Jane Street Group has set a Wall Street record with $39.6 billion in trading revenue for 2025, capping a remarkable rise to the top of the industry. The firm, known for handling investor trades and proprietary betting, reaped $15.5 billion in the fourth quarter alone, according to sources familiar with the results. With only 3,500 employees, Jane Street outpaced nearest rival JPMorgan Chase by 11% for the year.
Record-Breaking Performance
The new annual record, which includes gains on long-term investments, illustrates a shift in power within global finance. Jane Street's profits are boosted by surging valuations of stakes in private companies, while its core business of matching buyers and sellers thrives on market volatility. The firm generated over $11 million in revenue per employee on average.

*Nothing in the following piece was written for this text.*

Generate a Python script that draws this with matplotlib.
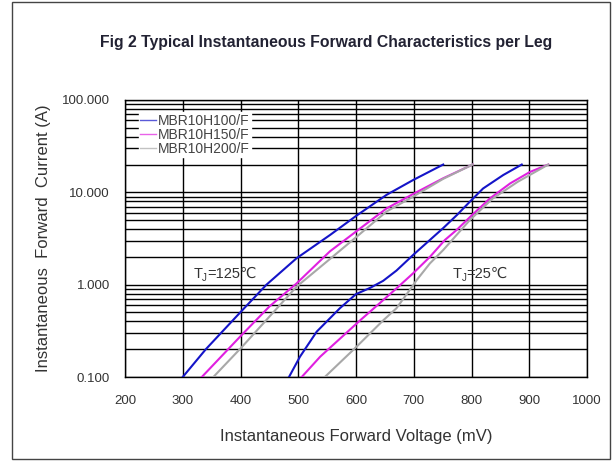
import numpy as np
import matplotlib
matplotlib.use("Agg")
import matplotlib.pyplot as plt
from matplotlib.patches import Rectangle
from matplotlib.ticker import FixedLocator, LogLocator, NullFormatter

plt.rcParams['font.family'] = ['Liberation Sans', 'DejaVu Sans']

# forward voltage (mV) / current (A)
v100_125 = [300, 340, 402, 445, 497, 555, 601, 653, 699, 751]
i100_125 = [0.1, 0.2, 0.52, 1.0, 1.93, 3.45, 5.6, 9.4, 13.6, 20]
v150_125 = [333, 402, 450, 497, 555, 601, 653, 699, 751, 802]
i150_125 = [0.1, 0.285, 0.58, 1.03, 2.3, 3.8, 6.7, 9.6, 14.2, 20]
v200_125 = [353, 402, 450, 497, 555, 601, 653, 699, 751, 802]
i200_125 = [0.1, 0.21, 0.45, 0.95, 1.9, 3.3, 6.2, 9.0, 14.0, 20]

v100_25 = [484, 503, 532, 572, 600, 624, 647, 670, 699, 728, 751, 775, 797, 820, 855, 887]
i100_25 = [0.1, 0.166, 0.31, 0.555, 0.79, 0.92, 1.1, 1.42, 2.1, 3.05, 4.1, 5.7, 7.9, 11.0, 15.4, 20]
v150_25 = [506, 538, 607, 641, 670, 699, 728, 754, 774, 800, 832, 867, 901, 933]
i150_25 = [0.1, 0.166, 0.41, 0.63, 0.91, 1.33, 2.0, 3.05, 3.9, 5.6, 8.6, 12.5, 16.6, 20]
v200_25 = [546, 601, 647, 670, 693, 705, 728, 751, 797, 836, 880, 933]
i200_25 = [0.1, 0.213, 0.41, 0.555, 0.875, 1.12, 1.7, 2.37, 5.0, 8.5, 13.0, 20]

names = ["MBR10H100/F", "MBR10H150/F", "MBR10H200/F"]
col = ["#1414c8", "#e020e0", "#a8a8a8"]
xticks = [200, 300, 400, 500, 600, 700, 800, 900, 1000]
yticks = [0.1, 1, 10, 100]
ylabs = ["0.100", "1.000", "10.000", "100.000"]

fig = plt.figure(figsize=(6.14, 4.61), dpi=100)
ax = fig.add_axes([125/614, 84/461, 462/614, 277/461])

curves125 = [(v100_125, i100_125), (v150_125, i150_125), (v200_125, i200_125)]
curves25 = [(v100_25, i100_25), (v150_25, i150_25), (v200_25, i200_25)]
for k in range(3):
    ax.plot(curves125[k][0], curves125[k][1], color=col[k], lw=1.5, label=names[k], zorder=3)
    ax.plot(curves25[k][0], curves25[k][1], color=col[k], lw=1.5, zorder=3)

ax.set_yscale("log")
ax.set_xlim(200, 1000)
ax.set_ylim(0.1, 100)
ax.xaxis.set_major_locator(FixedLocator(xticks))
ax.yaxis.set_major_locator(FixedLocator(yticks))
ax.set_yticklabels(ylabs)
ax.yaxis.set_minor_locator(LogLocator(base=10, subs=np.arange(2, 10)))
ax.yaxis.set_minor_formatter(NullFormatter())
ax.tick_params(which="both", length=0, labelsize=9.5, colors="#333333")
ax.tick_params(axis="x", pad=13)
ax.tick_params(axis="y", pad=11)
ax.grid(which="major", color="black", lw=1.0)
ax.grid(which="minor", axis="y", color="black", lw=1.0)
for s in ax.spines.values():
    s.set_color("black")
    s.set_linewidth(1.0)

ax.set_xlabel("Instantaneous Forward Voltage (mV)", fontsize=12, color="#333333", labelpad=16)
ax.set_ylabel("Instantaneous  Forward  Current (A)", fontsize=12, color="#333333", labelpad=8)

leg = ax.legend(loc="upper left", bbox_to_anchor=(0.03, 0.955), fontsize=10, frameon=True,
                handlelength=1.1, handletextpad=0.15, labelspacing=0.0, borderpad=0.1,
                borderaxespad=0.0, fancybox=False)
leg.get_frame().set_edgecolor("white")
leg.get_frame().set_facecolor("white")
leg.get_frame().set_alpha(1.0)
for t in leg.get_texts():
    t.set_color("#444444")
for h in leg.get_lines():
    h.set_linewidth(1.0)
    h.set_alpha(0.7)

# TJ labels: T, subscript J, then the rest as plain text so the fallback font supplies the sign
for xv, yv, rest in [(318, 1.32, "=125℃"), (767, 1.32, "=25℃")]:
    ax.annotate("T", (xv, yv), fontsize=10.5, color="#333333", ha="left", va="center", zorder=4)
    ax.annotate("J", (xv, yv), xytext=(6.5, -3.5), textcoords="offset points",
                fontsize=7, color="#333333", ha="left", va="center", zorder=4)
    ax.annotate(rest, (xv, yv), xytext=(10, 0), textcoords="offset points",
                fontsize=10.5, color="#333333", ha="left", va="center", zorder=4)

fig.text(326/614, 1 - 43/461, "Fig 2 Typical Instantaneous Forward Characteristics per Leg",
         fontsize=11.3, fontweight="bold", color="#222233", ha="center", va="center")

fig.patches.append(Rectangle((12/614, 2/461), 598/614, 457/461, transform=fig.transFigure,
                             fill=False, edgecolor="#444444", lw=1.0))

fig.savefig("out.png", dpi=100)
plt.close(fig)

Technology and Risk Appetite
Much of Jane Street's growth relies on technology and a willingness to take risks, often finding alternatives to traditional practices. This approach has allowed the firm to capitalize on market activity following President Donald Trump's return to the White House, as policy proposals, tariffs, and geopolitical tensions have caused price swings.
Comparison with Banks
Jane Street's success underscores fears that banks have faced since the 2008 financial crisis, when regulators imposed costly rules on deposit-taking institutions. Nonbanks like Jane Street do not face the same capital strictures. JPMorgan posted $35.8 billion in trading revenue in 2025, while Goldman Sachs reported $31.1 billion.
Expansion and Rivals
Starting in 2000, Jane Street initially traded American depository receipts and later specialized in exchange-traded funds. It has since expanded globally across asset classes, profiting from price mismatches. The firm uses technology for high-frequency trading but also holds positions for longer periods. Rivals Citadel Securities and Hudson River Trading also set records, with $12.2 billion and $12.3 billion in revenue, respectively.
Legal Challenges
Jane Street faced scrutiny in mid-2025 when Indian authorities accused it of market manipulation. The firm denies the allegations and is contesting them in court. Despite this, the company continued to grow in the fourth quarter.